──────── Data shown ────────
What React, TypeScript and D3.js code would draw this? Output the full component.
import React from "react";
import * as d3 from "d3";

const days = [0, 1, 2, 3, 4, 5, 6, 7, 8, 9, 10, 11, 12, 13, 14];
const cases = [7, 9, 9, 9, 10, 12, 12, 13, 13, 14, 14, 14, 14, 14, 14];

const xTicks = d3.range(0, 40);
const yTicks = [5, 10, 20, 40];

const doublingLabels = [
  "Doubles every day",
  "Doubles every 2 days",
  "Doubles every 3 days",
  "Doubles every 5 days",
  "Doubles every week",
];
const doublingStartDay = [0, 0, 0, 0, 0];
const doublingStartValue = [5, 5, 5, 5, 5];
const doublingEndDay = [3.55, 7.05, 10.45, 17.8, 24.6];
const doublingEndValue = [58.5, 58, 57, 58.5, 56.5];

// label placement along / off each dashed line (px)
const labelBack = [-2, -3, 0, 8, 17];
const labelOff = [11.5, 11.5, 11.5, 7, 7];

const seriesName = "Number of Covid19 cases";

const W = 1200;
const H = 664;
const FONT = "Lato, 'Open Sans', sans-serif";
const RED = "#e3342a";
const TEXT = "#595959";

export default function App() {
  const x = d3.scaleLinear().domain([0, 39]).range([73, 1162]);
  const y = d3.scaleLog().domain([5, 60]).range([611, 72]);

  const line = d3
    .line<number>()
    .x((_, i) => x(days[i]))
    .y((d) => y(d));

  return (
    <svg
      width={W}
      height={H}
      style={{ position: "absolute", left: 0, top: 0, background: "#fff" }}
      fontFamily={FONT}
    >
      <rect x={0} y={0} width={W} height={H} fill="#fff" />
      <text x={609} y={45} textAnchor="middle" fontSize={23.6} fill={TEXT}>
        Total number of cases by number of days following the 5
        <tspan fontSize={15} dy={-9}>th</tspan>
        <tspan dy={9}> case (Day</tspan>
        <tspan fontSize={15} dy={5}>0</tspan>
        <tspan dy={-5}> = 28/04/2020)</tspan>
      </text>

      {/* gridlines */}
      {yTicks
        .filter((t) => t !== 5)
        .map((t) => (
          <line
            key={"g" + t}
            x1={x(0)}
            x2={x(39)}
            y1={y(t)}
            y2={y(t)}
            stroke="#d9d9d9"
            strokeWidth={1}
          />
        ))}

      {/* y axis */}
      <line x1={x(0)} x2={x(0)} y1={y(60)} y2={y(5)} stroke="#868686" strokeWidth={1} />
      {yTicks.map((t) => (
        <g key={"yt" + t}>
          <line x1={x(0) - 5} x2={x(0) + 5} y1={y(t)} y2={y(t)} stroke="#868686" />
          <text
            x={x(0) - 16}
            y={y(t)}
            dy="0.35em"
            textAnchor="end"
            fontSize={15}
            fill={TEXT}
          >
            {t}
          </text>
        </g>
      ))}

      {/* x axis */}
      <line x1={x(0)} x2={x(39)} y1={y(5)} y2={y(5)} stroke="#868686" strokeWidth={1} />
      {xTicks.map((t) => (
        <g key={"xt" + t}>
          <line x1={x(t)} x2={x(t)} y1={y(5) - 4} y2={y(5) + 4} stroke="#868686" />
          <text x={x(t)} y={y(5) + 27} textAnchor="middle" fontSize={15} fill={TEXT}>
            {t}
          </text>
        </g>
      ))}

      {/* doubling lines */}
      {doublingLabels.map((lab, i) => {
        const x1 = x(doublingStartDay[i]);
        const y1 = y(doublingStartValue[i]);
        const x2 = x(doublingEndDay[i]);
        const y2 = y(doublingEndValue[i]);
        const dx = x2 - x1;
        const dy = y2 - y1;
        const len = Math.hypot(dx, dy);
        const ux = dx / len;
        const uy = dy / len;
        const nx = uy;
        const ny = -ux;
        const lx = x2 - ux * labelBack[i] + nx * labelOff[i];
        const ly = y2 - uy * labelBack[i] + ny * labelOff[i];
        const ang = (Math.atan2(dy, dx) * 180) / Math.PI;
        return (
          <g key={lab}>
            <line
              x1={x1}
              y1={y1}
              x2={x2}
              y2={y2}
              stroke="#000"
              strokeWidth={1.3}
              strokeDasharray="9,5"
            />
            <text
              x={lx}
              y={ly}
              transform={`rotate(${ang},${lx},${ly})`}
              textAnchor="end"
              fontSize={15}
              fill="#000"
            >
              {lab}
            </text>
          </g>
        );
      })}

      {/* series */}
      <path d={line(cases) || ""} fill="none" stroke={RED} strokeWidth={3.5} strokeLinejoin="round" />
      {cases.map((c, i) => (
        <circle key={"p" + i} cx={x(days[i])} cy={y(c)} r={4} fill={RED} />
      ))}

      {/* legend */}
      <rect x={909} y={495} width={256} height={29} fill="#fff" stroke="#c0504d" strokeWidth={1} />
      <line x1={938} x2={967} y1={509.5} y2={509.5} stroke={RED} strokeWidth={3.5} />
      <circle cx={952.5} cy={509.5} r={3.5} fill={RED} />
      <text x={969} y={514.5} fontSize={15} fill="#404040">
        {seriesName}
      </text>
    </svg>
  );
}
────────
→ **Brief**
Quote exactly the lines running from the start of the listing above through the line where "const yTicks = [5, 10, 20, 40];" is found, and output no other lines.

→ **Task solution**
What React, TypeScript and D3.js code would draw this? Output the full component.
import React from "react";
import * as d3 from "d3";

const days = [0, 1, 2, 3, 4, 5, 6, 7, 8, 9, 10, 11, 12, 13, 14];
const cases = [7, 9, 9, 9, 10, 12, 12, 13, 13, 14, 14, 14, 14, 14, 14];

const xTicks = d3.range(0, 40);
const yTicks = [5, 10, 20, 40];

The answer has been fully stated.